EXERCISE TASK:
Look over the lines below. Report each one that includes the string "this".

[Excerpt from a dataset]
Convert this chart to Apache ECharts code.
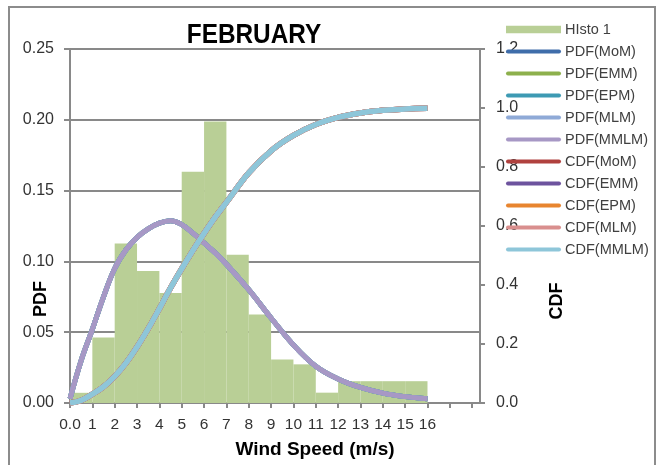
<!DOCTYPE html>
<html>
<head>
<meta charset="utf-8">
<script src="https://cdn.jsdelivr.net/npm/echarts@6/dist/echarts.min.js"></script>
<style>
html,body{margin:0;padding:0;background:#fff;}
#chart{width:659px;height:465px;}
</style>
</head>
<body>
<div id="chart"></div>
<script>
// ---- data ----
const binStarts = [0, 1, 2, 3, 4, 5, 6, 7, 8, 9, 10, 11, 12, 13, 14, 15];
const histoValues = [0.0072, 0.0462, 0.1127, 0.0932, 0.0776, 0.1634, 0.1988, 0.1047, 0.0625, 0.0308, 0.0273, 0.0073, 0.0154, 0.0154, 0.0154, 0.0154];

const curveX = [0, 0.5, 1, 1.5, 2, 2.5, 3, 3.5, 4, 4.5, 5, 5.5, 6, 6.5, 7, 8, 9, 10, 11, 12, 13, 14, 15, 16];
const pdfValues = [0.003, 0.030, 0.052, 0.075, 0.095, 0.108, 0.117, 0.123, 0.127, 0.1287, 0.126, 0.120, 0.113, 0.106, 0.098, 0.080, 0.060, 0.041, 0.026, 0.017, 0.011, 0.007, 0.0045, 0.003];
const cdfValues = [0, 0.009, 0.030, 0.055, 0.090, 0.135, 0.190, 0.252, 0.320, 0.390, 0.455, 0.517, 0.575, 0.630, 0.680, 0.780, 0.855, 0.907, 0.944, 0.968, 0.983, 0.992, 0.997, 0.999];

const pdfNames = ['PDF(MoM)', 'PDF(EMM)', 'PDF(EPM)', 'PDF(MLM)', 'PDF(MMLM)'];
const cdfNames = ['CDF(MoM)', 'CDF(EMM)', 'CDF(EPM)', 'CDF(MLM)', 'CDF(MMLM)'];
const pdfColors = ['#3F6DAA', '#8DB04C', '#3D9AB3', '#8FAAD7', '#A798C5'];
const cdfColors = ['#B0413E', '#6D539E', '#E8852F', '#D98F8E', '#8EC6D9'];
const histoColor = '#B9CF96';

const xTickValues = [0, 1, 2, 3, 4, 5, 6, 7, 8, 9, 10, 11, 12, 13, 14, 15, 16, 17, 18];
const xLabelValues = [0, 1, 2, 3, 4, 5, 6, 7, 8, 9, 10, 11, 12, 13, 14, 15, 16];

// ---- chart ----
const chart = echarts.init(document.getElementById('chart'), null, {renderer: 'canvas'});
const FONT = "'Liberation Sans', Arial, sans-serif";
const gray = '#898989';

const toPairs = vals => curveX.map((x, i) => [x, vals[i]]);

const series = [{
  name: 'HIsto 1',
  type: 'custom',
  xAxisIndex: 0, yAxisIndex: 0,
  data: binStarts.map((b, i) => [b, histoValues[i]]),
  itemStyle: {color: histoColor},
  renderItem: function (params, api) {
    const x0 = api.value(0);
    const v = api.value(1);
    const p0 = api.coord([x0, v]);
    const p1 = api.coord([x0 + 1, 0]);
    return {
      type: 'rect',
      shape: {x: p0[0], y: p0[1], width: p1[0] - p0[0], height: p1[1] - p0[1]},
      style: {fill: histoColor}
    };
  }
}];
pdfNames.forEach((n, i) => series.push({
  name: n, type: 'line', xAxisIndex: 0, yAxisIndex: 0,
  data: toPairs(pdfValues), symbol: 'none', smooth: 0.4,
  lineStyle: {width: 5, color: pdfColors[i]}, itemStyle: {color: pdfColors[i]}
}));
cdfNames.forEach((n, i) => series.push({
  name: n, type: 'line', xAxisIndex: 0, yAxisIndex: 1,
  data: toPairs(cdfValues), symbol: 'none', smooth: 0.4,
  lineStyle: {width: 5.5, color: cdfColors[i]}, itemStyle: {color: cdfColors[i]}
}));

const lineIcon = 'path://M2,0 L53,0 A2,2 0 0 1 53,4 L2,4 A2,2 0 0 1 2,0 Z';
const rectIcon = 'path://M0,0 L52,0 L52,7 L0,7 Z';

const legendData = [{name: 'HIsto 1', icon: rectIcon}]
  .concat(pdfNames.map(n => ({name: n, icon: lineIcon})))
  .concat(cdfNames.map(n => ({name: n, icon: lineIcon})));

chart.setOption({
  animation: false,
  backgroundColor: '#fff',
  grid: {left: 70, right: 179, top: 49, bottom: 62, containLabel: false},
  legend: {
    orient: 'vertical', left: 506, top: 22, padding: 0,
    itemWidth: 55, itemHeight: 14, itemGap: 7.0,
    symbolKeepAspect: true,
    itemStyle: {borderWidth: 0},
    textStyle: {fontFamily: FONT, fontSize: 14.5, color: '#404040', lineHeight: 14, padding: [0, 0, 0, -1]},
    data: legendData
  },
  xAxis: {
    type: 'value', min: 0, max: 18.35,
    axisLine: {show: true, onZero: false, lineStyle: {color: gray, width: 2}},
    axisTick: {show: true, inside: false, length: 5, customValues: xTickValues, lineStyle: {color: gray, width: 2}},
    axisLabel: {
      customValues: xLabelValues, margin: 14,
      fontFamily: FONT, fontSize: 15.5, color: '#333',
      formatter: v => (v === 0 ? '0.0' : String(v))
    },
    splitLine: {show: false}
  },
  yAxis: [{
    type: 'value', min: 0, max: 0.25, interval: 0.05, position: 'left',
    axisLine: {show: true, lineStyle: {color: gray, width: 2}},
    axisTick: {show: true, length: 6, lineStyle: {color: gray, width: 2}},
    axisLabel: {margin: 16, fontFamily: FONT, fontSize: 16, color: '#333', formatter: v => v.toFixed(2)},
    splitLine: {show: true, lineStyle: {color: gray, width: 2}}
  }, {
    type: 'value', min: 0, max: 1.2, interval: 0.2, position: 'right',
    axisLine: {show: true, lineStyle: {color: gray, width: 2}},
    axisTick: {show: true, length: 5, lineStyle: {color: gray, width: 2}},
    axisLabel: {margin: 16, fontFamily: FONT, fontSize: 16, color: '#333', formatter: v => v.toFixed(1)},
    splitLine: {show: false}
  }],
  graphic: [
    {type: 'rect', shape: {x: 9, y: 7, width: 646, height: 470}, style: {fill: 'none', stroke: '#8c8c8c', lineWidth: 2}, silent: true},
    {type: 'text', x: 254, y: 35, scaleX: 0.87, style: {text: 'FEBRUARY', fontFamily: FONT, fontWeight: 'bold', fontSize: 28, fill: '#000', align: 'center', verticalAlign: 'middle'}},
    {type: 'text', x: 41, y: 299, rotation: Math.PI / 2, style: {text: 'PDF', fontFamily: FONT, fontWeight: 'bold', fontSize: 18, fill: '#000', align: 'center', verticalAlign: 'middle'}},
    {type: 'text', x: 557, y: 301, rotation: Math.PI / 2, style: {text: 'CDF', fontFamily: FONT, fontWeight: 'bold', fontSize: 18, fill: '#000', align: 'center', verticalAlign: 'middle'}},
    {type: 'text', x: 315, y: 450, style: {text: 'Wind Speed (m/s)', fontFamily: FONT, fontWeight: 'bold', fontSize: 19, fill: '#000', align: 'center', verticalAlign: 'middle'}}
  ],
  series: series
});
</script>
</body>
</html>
---
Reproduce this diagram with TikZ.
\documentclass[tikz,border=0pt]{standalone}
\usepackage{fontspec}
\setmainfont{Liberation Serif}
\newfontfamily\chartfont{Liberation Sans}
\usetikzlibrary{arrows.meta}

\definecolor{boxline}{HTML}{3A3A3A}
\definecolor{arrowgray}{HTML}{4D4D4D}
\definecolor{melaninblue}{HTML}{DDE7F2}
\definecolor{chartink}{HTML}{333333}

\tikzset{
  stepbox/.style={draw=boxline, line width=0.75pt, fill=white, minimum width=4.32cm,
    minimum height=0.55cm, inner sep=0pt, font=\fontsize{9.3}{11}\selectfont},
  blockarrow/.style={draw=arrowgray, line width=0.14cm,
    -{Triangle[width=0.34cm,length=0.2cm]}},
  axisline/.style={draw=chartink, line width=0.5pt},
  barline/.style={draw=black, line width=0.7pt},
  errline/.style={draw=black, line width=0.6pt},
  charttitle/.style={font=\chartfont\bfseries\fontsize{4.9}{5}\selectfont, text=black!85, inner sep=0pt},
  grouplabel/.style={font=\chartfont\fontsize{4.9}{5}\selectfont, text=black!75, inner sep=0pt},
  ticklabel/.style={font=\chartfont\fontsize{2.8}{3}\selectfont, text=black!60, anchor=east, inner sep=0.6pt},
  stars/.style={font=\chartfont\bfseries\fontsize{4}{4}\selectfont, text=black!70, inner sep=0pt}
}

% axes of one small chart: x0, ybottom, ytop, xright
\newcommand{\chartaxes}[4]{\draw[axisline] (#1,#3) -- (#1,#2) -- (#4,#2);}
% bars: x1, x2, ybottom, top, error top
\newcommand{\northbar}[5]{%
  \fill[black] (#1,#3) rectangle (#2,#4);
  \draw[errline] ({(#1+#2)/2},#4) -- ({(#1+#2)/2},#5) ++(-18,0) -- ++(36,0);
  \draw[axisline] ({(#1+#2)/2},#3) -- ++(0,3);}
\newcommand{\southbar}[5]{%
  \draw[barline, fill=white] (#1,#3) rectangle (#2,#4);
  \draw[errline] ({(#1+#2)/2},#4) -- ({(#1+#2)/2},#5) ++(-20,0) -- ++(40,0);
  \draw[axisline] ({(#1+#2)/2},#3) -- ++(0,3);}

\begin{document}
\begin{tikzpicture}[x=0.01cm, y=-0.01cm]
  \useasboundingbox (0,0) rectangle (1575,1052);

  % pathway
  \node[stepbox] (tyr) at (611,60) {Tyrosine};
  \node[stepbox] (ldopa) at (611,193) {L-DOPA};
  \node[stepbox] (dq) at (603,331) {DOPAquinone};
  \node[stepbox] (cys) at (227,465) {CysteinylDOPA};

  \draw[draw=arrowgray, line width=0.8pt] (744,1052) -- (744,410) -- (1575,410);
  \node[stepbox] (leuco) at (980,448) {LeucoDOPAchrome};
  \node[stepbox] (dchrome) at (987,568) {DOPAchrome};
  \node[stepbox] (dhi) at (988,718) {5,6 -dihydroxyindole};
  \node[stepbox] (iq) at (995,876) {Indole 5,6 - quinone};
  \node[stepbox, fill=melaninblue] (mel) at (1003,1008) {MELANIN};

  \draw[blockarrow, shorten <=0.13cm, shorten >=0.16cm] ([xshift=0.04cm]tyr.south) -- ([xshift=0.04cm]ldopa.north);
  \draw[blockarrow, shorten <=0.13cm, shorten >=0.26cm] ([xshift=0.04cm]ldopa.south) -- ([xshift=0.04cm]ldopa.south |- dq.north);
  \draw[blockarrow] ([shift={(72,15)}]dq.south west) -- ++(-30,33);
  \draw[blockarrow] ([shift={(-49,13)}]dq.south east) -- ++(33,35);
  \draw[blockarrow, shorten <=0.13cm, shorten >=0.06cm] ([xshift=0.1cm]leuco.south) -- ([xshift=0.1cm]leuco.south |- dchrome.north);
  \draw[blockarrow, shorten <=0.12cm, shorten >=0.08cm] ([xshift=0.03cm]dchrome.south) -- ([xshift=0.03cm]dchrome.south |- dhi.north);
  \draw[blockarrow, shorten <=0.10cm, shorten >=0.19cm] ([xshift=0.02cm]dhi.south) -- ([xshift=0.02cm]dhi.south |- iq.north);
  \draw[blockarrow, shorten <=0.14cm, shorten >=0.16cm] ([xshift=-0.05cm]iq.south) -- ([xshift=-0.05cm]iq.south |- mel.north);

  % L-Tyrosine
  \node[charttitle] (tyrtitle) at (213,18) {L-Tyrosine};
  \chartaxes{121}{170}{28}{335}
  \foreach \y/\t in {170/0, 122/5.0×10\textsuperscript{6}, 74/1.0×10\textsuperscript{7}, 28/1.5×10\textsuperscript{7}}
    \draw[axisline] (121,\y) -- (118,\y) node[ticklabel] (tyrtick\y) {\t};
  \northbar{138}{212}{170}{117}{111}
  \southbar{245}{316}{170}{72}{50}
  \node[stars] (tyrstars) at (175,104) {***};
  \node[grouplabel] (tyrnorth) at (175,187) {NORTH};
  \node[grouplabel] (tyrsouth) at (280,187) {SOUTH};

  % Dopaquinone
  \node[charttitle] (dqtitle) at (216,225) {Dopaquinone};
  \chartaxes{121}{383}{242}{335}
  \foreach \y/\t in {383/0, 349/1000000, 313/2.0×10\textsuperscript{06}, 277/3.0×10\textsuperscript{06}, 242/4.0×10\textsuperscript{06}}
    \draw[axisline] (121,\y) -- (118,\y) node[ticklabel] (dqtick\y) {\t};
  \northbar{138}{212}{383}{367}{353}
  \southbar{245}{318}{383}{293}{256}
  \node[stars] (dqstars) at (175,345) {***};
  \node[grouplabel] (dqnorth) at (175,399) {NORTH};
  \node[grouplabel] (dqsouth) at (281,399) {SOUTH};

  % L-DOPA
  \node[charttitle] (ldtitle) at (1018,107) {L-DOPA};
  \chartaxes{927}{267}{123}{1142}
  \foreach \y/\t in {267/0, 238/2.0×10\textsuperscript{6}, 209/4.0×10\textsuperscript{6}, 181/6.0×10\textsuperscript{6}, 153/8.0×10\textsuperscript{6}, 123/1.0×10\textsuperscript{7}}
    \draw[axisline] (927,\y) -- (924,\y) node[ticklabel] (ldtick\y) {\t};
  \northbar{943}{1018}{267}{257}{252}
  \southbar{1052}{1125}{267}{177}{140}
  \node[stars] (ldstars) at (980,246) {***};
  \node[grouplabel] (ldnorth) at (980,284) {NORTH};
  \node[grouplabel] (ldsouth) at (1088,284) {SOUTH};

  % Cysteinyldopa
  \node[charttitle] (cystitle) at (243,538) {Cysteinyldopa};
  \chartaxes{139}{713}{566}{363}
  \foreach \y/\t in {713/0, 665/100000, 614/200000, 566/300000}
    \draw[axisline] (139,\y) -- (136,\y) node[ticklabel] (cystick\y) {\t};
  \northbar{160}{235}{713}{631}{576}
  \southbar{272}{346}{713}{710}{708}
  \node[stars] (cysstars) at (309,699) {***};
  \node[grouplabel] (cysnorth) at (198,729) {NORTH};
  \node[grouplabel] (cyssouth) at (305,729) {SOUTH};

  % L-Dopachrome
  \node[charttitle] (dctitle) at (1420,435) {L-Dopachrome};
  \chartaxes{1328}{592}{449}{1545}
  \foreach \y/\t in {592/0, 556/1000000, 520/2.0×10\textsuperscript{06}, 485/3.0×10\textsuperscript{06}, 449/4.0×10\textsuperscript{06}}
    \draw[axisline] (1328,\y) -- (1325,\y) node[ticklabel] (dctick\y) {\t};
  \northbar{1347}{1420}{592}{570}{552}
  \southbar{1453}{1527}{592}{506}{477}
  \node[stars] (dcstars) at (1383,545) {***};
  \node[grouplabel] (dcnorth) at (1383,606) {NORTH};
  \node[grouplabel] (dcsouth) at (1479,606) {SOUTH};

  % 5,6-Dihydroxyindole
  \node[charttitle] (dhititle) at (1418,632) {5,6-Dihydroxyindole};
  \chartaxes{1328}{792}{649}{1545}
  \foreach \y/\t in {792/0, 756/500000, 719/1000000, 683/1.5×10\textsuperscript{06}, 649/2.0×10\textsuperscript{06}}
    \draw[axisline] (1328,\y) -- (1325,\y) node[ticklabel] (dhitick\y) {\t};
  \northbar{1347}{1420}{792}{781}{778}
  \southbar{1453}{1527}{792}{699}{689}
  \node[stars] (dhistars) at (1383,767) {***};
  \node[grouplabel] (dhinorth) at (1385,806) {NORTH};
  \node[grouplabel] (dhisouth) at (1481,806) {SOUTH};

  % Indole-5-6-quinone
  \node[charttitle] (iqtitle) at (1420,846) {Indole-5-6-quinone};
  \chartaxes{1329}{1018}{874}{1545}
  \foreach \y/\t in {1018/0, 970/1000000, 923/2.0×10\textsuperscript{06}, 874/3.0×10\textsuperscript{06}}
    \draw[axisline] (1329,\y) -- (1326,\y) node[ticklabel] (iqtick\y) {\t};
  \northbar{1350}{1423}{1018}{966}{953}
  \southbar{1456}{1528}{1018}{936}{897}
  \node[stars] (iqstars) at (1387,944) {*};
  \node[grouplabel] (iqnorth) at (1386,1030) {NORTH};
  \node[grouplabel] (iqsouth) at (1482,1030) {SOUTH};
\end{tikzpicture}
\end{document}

EXPECTED ANSWER:
Convert this chart to Apache ECharts code.
Reproduce this diagram with TikZ.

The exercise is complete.